Key findings include the real but uneven slowdown in EV sales growth. While countries like China, India, and France show healthy growth, markets like Germany, Italy, and the US are more concerned. Japan’s market is held back by a lack of commitment from domestic automakers and the absence of new models in the mini-car segment. Despite the slowdown, the global growth rate in 2024 aligns with BNEF’s previous forecasts.
Automakers are adjusting their electrification targets, with some softening their goals due to challenges in manufacturing EVs at lower costs compared to ICE vehicles. Nonetheless, certain automakers are achieving significant results. For example, Kia aims to sell 1.6 million all-electric vehicles by 2030, and Volvo saw a 53% increase in global sales of electrified models in April 2024.
Global passenger EV sales are expected to continue growing, albeit at a slower rate.
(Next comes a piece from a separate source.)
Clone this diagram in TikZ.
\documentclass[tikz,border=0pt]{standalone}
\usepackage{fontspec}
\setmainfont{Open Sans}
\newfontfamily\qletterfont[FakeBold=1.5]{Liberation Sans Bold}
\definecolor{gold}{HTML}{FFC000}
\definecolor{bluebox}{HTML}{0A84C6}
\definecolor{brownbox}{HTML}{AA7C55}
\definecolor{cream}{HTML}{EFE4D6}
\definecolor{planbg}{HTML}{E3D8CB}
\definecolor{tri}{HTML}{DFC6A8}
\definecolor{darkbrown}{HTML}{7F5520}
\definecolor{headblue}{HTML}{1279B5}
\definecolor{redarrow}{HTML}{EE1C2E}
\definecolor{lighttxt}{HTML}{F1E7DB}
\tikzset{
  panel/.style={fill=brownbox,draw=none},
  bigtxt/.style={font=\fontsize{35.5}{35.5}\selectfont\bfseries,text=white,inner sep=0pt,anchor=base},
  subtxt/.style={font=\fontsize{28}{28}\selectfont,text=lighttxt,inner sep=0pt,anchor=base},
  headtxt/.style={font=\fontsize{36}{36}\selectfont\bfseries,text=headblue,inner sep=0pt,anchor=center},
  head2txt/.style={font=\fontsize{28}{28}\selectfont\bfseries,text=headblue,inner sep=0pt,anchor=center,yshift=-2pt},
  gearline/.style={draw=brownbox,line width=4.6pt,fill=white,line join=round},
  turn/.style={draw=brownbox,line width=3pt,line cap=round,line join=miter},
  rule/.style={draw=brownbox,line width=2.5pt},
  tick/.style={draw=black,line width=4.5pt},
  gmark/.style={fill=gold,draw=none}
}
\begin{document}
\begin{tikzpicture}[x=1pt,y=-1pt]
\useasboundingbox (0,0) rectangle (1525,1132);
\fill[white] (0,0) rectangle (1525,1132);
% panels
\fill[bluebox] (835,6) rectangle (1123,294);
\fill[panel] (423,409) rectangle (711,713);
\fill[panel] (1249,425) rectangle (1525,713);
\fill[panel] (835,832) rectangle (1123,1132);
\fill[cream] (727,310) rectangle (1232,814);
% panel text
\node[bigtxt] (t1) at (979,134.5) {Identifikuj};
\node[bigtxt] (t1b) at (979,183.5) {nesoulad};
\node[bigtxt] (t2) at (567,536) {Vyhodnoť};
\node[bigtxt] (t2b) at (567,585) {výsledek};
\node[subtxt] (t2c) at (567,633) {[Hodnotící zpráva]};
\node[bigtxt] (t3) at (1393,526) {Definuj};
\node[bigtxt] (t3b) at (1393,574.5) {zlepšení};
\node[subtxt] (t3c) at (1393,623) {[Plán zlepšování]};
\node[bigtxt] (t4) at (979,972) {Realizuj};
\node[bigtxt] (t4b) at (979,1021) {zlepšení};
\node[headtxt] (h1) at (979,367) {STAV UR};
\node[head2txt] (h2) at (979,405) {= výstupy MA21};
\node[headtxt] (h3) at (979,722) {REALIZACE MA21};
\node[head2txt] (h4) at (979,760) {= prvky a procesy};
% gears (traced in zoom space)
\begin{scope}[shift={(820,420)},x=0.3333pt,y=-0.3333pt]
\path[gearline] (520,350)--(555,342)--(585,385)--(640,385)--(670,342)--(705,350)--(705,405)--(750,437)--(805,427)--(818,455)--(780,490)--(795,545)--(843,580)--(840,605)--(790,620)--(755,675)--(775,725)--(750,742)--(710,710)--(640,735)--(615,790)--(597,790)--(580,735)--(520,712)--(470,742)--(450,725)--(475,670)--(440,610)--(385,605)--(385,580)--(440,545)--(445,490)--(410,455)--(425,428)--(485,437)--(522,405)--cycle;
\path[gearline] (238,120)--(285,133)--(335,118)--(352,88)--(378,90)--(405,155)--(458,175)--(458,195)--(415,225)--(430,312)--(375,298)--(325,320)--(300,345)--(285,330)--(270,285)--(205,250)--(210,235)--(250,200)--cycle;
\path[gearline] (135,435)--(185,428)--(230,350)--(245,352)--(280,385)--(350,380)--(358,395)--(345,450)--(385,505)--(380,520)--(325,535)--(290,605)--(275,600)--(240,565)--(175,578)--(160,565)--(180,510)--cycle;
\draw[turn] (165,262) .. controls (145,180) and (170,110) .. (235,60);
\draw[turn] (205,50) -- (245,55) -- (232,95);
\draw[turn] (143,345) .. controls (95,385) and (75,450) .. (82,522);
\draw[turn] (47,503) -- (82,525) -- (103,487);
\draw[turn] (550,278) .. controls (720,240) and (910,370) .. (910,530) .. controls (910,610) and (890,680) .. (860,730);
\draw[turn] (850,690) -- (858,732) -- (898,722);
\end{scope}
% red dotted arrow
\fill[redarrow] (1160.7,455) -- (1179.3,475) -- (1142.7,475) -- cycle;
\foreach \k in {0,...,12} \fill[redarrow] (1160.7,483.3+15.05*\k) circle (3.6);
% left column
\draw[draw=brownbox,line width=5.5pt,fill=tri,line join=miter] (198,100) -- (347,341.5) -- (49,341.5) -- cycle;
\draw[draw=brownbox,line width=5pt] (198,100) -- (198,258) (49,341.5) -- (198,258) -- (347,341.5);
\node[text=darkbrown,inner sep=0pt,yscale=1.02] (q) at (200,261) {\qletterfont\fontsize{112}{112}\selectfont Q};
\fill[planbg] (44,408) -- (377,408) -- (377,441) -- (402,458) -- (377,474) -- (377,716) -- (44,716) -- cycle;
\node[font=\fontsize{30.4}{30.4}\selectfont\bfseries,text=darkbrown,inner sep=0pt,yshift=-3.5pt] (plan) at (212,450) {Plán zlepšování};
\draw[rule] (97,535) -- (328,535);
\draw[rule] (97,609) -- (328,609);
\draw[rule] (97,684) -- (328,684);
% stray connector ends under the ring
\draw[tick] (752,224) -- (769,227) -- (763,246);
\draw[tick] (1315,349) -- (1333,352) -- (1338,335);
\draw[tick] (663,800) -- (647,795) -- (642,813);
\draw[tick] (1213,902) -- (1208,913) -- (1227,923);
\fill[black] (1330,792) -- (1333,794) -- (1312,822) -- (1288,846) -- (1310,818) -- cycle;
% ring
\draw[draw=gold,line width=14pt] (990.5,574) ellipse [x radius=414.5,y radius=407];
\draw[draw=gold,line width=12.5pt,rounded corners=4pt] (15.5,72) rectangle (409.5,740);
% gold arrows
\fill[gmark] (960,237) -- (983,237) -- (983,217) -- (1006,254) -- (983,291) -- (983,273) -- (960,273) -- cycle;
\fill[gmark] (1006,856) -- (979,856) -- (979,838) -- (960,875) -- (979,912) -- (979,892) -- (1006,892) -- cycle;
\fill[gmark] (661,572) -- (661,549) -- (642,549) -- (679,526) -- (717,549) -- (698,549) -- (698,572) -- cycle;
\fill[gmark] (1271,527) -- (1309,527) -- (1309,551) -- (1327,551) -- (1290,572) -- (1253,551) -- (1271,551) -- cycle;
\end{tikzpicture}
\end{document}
Sales are projected to rise from 13.9 million in 2023 to over 30 million in 2027. The EV share of global new passenger vehicle sales is expected to increase to 33% by 2027, with China and Europe leading the way. In the US, EV market jitters and the upcoming presidential elections have slowed adoption, with only 29% of cars sold in the country expected to be electric by 2027. Japan significantly lags behind other wealthy countries.
Overall, the long-term outlook for EVs remains positive despite near-term challenges. Improving EV economics underpin continued growth, with EVs projected to reach 45% of global passenger-vehicle sales by 2030 and 73% by 2040. However, a stronger regulatory push is needed in emerging markets to bridge the gap with more developed EV markets. The transition to a fully electric global fleet will require massive investments in the battery supply chain, charging infrastructure, and grid upgrades.